For the past week I've been compiling the Linux kernel from source once a day at work. I'm now compiling X server from source. I have no idea what I'm doing. [editline]27th August 2015[/editline] Why does this driver require some of the newest kernel I don't know.
imgur is blocked at work, but google works! [url]https://goo.gl/photos/LKfzJJZ9Vmqi83hQ7[/url] I managed to break my desktop by updating the kernel and xserver, both compiled from source... :(
Does elementary still locks the desktop when you first install?

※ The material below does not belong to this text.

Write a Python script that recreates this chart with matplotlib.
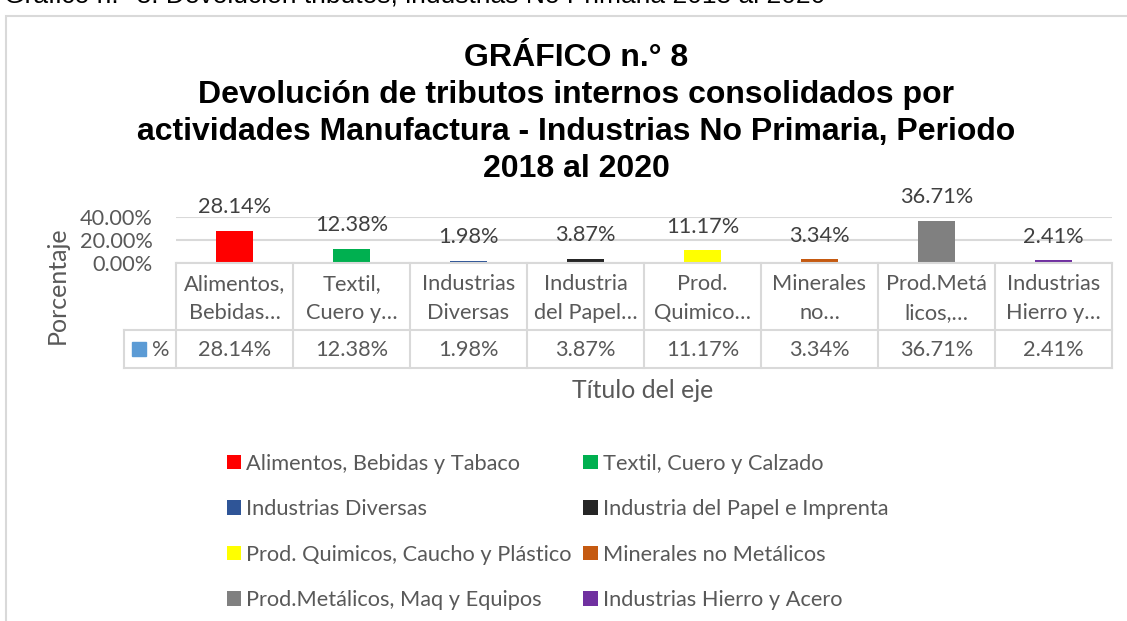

[QUOTE=mastersrp;48552322]It's been a long while ago, but iirc, they moved everything away, then created the symlinks, then moved everything to the /usr/bin directory. Additionally, everything now installed with prefixes to the /usr/bin directory (when possible). [editline]27th August 2015[/editline] It doesn't make much sense to have /usr/sbin, /sbin, and /bin anyway. /usr/bin is fine, and while a lot of people have commented on it being problematic in regard to emergency shells, I have yet to see a system where /usr was on a seperate partition. /usr/local, /var, and /opt, sure. But /usr/ doesn't make sense, considering /usr/lib.[/QUOTE] I saw a server environment where /usr was on a separate partition and /home was a symlink to /usr/home course this was before systemd came along and decided to stick its shit in /usr despite being a critical system process, so
About to install Lubuntu on my ancient Latitude D620, excited to see how it runs.
But #!++ for shit computers!
[t]http://i.imgur.com/iEZ5lZV.jpg[/t] Actually ended up going with Xubuntu. The install is going nicely. Excited to start using this thing again. holy shit that is a quality photograph 10/10 on my part [editline]30th August 2015[/editline] Alright, actually posting from it now. Runs like a dream, much better I think than when it was running XP.
Snip wrong thread.
[QUOTE=lavacano;48576587]I saw a server environment where /usr was on a separate partition and /home was a symlink to /usr/home course this was before systemd came along and decided to stick its shit in /usr despite being a critical system process, so[/QUOTE] Wasn't that kind of what the BSD guys did though? Void Linux is nice in the latter area, in that it doesn't even support systemd. [editline]31st August 2015[/editline] (Void Linux is also made by some guys from the BSD culture, so something may be borrowed from that)
[QUOTE=mastersrp;48579465]Wasn't that kind of what the BSD guys did though?[/quote] I think the admin was a BSD vet. [quote]Void Linux is nice in the latter area, in that it doesn't even support systemd. [editline]31st August 2015[/editline] (Void Linux is also made by some guys from the BSD culture, so something may be borrowed from that)[/QUOTE] I still hold the opinion that system critical files don't belong in /usr, period. If I ever decided to do the whole "combine the bin dirs" thing I'd probably just link everything to /bin (or take a shortcut and link /usr to /) just to make sure the system critical files are where they belong.
[QUOTE=lavacano;48579931]I think the admin was a BSD vet. I still hold the opinion that system critical files don't belong in /usr, period. If I ever decided to do the whole "combine the bin dirs" thing I'd probably just link everything to /bin (or take a shortcut and link /usr to /) just to make sure the system critical files are where they belong.[/QUOTE] What resides outside the /usr directory, that would allow you to have everything outside it? Or to put it in other words, what critical software would only work from /usr? I mean, a lot of stuff requires /usr/share/* shit to work, and they don't try reading /share.
[QUOTE=~Kiwi~v2;48581646]also otterbrowser is safari?[/QUOTE] [quote]Browser based on Webkit[/quote]
konqueror shows up as safari too sometimes
[QUOTE=mastersrp;48581135]What resides outside the /usr directory, that would allow you to have everything outside it? Or to put it in other words, what critical software would only work from /usr? I mean, a lot of stuff requires /usr/share/* shit to work, and they don't try reading /share.[/QUOTE] The shit that's required to boot. A shell, init (again, systemd ruined this one), kernel modules...you know, shit that would cause the kernel to panic if it can't find it.